▸ **What to work on**
Only a number is wanted: how many lines in the records below contain "this"?

▸ **Provided records**
───
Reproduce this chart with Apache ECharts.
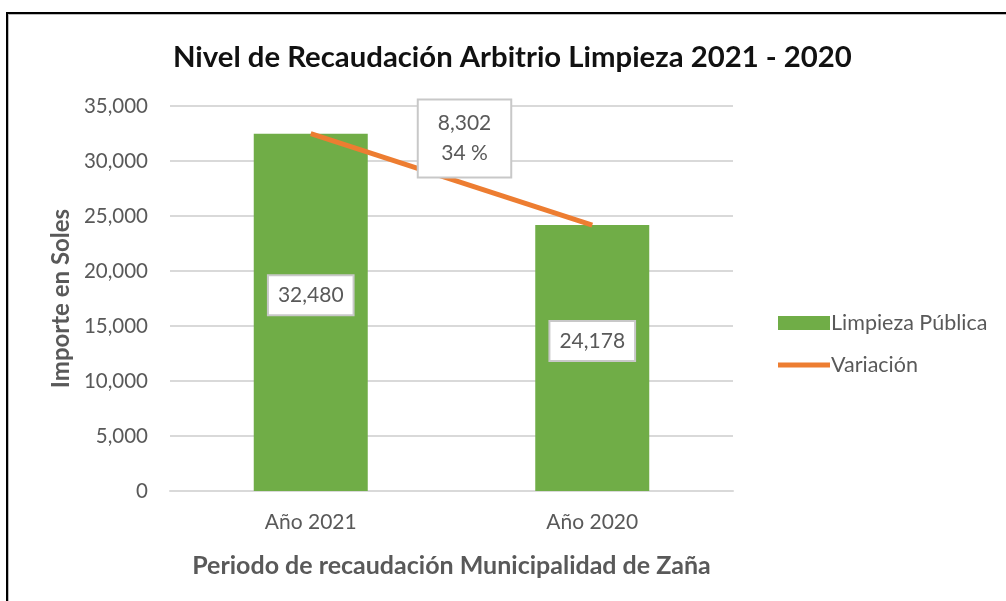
───
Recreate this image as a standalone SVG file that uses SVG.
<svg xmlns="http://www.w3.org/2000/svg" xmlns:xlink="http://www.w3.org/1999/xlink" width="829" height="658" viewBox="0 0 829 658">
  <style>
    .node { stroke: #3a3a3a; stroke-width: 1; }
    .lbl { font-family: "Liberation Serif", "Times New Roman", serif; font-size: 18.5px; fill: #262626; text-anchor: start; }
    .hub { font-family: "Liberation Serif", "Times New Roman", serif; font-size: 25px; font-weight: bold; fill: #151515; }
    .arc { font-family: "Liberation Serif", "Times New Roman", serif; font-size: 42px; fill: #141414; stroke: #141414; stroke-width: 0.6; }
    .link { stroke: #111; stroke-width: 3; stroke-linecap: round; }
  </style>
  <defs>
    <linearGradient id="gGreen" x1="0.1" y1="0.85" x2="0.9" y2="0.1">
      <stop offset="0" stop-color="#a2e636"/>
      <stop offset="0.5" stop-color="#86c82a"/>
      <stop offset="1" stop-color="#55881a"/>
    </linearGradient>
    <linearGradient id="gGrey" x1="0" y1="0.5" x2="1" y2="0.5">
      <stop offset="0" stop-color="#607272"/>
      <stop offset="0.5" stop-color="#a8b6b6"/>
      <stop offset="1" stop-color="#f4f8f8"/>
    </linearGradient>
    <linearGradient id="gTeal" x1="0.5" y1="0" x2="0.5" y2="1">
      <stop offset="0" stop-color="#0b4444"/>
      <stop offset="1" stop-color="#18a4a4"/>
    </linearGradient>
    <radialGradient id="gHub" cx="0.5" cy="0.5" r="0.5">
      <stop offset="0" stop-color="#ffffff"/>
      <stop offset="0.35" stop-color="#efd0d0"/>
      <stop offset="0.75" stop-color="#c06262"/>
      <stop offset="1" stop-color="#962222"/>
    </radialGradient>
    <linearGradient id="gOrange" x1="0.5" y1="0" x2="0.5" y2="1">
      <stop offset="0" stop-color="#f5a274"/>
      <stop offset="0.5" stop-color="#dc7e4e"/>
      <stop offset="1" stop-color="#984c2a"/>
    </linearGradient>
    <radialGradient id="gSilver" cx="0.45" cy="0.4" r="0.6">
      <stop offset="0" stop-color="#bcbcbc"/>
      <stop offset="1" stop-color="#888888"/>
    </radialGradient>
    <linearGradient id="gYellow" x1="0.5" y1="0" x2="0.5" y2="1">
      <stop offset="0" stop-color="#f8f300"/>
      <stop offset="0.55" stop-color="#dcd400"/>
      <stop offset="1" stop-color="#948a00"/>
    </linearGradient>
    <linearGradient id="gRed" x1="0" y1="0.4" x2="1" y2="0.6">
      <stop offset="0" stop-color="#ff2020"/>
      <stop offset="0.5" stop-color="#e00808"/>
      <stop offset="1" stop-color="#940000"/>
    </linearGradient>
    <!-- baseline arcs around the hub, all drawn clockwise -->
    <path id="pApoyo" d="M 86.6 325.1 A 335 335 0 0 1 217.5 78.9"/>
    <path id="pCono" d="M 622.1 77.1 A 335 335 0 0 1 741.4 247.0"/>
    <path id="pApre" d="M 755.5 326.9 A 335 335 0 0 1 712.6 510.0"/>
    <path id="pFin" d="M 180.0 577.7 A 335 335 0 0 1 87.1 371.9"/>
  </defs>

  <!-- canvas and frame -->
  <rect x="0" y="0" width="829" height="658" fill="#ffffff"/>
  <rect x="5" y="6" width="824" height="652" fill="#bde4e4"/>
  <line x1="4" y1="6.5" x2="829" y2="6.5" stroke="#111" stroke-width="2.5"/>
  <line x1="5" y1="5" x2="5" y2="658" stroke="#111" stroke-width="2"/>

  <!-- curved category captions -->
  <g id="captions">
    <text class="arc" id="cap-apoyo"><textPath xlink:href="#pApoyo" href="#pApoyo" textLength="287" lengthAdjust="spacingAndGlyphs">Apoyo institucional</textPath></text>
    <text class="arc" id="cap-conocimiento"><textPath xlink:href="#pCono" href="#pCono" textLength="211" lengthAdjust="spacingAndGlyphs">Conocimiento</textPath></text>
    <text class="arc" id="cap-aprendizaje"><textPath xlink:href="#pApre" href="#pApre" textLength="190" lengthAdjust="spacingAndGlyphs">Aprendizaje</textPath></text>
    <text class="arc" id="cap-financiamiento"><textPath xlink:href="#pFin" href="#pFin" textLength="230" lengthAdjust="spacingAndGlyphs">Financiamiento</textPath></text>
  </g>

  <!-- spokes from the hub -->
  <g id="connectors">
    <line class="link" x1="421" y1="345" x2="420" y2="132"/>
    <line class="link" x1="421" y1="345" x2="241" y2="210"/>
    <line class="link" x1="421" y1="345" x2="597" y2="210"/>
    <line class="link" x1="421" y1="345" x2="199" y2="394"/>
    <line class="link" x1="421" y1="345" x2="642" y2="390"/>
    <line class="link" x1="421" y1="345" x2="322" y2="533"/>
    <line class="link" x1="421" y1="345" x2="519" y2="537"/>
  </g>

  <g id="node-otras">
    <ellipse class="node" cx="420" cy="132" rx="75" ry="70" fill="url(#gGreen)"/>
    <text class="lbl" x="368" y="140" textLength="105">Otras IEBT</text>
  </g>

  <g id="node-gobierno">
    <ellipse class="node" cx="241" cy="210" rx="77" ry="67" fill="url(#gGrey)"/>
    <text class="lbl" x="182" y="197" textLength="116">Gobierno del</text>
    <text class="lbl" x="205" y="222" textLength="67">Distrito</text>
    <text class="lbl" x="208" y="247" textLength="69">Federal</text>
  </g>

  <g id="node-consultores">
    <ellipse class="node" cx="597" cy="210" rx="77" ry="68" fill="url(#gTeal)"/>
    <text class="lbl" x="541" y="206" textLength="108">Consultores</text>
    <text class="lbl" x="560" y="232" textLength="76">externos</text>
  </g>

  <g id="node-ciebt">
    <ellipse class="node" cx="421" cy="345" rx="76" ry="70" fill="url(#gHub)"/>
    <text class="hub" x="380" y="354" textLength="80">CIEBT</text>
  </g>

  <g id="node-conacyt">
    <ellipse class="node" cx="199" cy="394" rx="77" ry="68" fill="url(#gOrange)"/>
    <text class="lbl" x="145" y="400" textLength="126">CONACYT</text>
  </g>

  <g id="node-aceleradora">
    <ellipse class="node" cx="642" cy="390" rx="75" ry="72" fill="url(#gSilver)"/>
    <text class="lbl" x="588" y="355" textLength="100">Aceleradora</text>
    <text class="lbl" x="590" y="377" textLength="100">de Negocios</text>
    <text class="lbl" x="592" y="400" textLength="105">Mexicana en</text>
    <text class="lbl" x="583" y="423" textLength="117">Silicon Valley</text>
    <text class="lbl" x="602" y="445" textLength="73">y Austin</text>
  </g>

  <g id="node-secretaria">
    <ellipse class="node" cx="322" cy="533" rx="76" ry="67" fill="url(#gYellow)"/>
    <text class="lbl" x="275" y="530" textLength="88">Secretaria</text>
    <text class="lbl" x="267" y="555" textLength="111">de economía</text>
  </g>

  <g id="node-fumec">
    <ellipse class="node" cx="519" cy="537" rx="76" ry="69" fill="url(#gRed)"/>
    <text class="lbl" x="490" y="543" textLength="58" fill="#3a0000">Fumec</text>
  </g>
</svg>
───
▸ **Finished exercise**
2